Anne declines to describe anything more about her 13-year marriage to Robert, although she says there are a lot of bad memories: “too many to tell you.”
After divorcing her second husband, with whom she had moved to Toronto, Anne had three subsequent relationships, and was even engaged one more time.
“They were a disaster too,” she says.
“Men that chased me — I should just run, run around like the devil and not stop.”
Anne says she wanted to be a homemaker, but that was never really a choice.
“I wasn’t crazy over working but it was a necessity. I had to support myself.”
Anne is proud of the work she’s done, and you can hear the pleasure in her voice when she describes how she was treated with respect and appreciation, given she was so “highly organized.”
“I would rather have been happily married and had children and that little white picket fence, but no, it never happened to me.”
Anne never had children of her own, but says her brother always reminds her, “don’t say you never had children. Because you helped bring up mine and you helped bring up Tracy (her sister’s son).”
She has fond memories of dinners and movies and excursions with her nieces and nephews over the years.
“That’s what I remember. The highlights is having the kids.”
Apart from her marriages, Anne says she has no regrets, and she “couldn’t care less” how others view her. She says for her, the most important thing in life is family.
“I really have nothing else. And my little animals. My little animal family. I love those.”
Anne has always had dogs, and at times, she took care of the occasional cat.
“They’re the things that were completely mine that I loved and looked after, and they were just mine. They’re such loveable little things and they need loving and attention and you love them and they love you.”
Anne says she has never felt lonely without a partner. After her father died ten years ago, she left Toronto and moved home to rural Ontario, and currently lives with her brother.

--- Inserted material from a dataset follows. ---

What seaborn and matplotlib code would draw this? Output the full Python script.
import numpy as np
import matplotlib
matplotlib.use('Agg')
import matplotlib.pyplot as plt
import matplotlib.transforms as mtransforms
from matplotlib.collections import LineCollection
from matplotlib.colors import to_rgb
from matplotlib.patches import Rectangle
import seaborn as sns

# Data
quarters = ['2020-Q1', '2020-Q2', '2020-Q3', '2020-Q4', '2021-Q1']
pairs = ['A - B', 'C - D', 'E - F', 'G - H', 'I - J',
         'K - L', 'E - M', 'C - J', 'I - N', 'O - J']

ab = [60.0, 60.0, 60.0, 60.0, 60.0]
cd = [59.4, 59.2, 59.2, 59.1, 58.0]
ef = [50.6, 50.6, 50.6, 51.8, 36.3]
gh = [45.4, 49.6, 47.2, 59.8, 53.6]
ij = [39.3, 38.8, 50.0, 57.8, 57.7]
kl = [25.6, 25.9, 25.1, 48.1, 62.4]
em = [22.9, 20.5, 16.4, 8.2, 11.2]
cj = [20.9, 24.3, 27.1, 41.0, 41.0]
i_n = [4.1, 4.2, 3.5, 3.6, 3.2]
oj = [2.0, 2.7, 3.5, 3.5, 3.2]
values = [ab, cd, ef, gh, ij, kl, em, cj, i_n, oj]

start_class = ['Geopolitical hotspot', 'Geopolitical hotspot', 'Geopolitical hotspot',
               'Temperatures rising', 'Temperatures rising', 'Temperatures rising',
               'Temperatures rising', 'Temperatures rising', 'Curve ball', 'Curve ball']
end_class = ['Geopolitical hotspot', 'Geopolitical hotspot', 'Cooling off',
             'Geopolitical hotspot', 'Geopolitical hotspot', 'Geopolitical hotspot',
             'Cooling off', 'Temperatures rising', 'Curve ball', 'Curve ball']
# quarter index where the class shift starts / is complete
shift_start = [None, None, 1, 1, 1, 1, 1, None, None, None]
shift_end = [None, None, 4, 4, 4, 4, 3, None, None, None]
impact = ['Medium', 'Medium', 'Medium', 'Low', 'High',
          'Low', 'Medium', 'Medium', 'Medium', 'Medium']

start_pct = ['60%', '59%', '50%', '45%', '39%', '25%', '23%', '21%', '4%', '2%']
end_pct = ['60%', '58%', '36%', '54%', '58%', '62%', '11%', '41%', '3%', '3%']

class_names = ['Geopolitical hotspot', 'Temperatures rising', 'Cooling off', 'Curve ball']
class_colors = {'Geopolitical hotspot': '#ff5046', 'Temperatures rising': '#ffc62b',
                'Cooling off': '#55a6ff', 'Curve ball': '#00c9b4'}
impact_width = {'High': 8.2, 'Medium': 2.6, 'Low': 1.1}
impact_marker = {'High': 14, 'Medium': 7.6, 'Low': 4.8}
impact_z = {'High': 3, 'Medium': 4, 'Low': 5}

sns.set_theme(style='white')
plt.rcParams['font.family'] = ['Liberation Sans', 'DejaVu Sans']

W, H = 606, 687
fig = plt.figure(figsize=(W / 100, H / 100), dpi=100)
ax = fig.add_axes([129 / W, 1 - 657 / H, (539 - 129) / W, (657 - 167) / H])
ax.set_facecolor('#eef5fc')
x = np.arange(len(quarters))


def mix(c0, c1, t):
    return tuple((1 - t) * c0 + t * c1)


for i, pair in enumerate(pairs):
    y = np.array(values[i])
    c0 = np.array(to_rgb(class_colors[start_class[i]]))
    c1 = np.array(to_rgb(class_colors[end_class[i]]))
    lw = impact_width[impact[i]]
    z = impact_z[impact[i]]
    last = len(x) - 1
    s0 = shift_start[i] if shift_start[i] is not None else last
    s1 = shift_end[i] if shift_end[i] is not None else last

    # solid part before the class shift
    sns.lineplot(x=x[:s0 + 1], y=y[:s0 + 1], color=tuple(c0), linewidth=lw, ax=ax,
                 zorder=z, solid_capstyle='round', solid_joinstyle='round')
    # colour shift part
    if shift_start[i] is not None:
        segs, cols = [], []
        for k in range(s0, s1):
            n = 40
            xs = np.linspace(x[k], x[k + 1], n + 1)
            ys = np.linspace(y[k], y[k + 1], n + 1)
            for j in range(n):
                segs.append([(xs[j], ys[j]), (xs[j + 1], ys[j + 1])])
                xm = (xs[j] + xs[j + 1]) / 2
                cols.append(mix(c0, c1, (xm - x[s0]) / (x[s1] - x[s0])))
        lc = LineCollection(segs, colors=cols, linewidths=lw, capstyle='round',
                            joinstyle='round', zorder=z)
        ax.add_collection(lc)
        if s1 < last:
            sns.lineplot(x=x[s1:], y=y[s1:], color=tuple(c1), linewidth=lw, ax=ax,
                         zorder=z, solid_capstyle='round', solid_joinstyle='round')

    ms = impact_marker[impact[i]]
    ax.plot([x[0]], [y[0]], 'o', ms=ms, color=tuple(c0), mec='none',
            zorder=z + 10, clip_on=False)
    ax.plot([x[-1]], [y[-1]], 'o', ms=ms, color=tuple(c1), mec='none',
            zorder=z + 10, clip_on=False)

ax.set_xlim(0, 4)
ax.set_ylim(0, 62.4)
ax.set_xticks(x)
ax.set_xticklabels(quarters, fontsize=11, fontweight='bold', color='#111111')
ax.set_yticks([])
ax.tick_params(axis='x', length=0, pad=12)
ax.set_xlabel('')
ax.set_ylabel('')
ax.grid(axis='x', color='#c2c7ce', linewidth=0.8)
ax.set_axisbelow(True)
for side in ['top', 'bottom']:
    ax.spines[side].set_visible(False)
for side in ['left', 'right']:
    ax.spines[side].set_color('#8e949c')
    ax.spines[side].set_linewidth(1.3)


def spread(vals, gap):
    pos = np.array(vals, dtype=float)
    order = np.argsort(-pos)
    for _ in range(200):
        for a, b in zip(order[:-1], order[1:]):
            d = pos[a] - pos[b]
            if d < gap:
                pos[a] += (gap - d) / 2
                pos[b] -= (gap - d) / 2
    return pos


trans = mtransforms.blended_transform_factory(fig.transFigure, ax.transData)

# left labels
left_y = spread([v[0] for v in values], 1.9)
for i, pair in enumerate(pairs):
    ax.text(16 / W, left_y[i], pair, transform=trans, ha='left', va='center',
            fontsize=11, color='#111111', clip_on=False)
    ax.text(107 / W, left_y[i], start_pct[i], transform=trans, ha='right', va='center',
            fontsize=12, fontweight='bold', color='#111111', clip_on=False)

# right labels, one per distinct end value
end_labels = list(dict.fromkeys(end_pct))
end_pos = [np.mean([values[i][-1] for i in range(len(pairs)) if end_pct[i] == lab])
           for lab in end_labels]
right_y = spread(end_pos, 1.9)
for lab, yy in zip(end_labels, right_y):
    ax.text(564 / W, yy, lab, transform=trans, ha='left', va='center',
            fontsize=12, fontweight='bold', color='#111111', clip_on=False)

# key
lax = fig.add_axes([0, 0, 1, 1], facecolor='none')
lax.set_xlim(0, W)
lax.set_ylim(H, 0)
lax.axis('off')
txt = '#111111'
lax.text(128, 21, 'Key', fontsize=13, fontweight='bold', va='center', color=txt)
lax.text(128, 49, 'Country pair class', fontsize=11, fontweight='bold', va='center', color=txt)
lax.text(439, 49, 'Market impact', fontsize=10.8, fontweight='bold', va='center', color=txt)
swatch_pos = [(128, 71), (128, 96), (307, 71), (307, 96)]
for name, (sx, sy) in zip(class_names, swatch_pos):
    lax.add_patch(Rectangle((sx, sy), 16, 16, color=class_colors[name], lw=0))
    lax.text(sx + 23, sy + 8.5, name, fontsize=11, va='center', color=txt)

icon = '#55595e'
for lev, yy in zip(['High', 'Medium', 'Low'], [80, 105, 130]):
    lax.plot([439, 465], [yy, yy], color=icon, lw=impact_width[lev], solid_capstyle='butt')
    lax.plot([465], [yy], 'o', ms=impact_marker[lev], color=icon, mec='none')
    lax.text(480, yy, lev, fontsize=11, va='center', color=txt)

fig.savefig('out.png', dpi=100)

Her sister and brother-in-law of 56 years live in the house next door.
While she takes care of the cooking, laundry, interior painting and decorating, Anne says her brother does the “roofing and all that stuff.”
“I guess stuff I couldn’t. I only do women’s jobs, which I don’t think putting up light fixtures is a woman’s job.”
She says this “traditional” arrangement works well for them.
Currently, Anne says her life is quite busy. In the summer, she loves gardening, and year-round she likes cooking and hosting dinner parties. She especially enjoys baking, which she does often for the Anglican Church in town.
“Well, my mother was a cook. Her mother was a cook. My sister was a cook for a living. So it runs in the family.”
When asked about the future, she replies with a bark of a laugh, “What future? I’m 78.”
“I take it a day at a time, is all I do. If I wake up in the morning, that’s great. I got one more day.”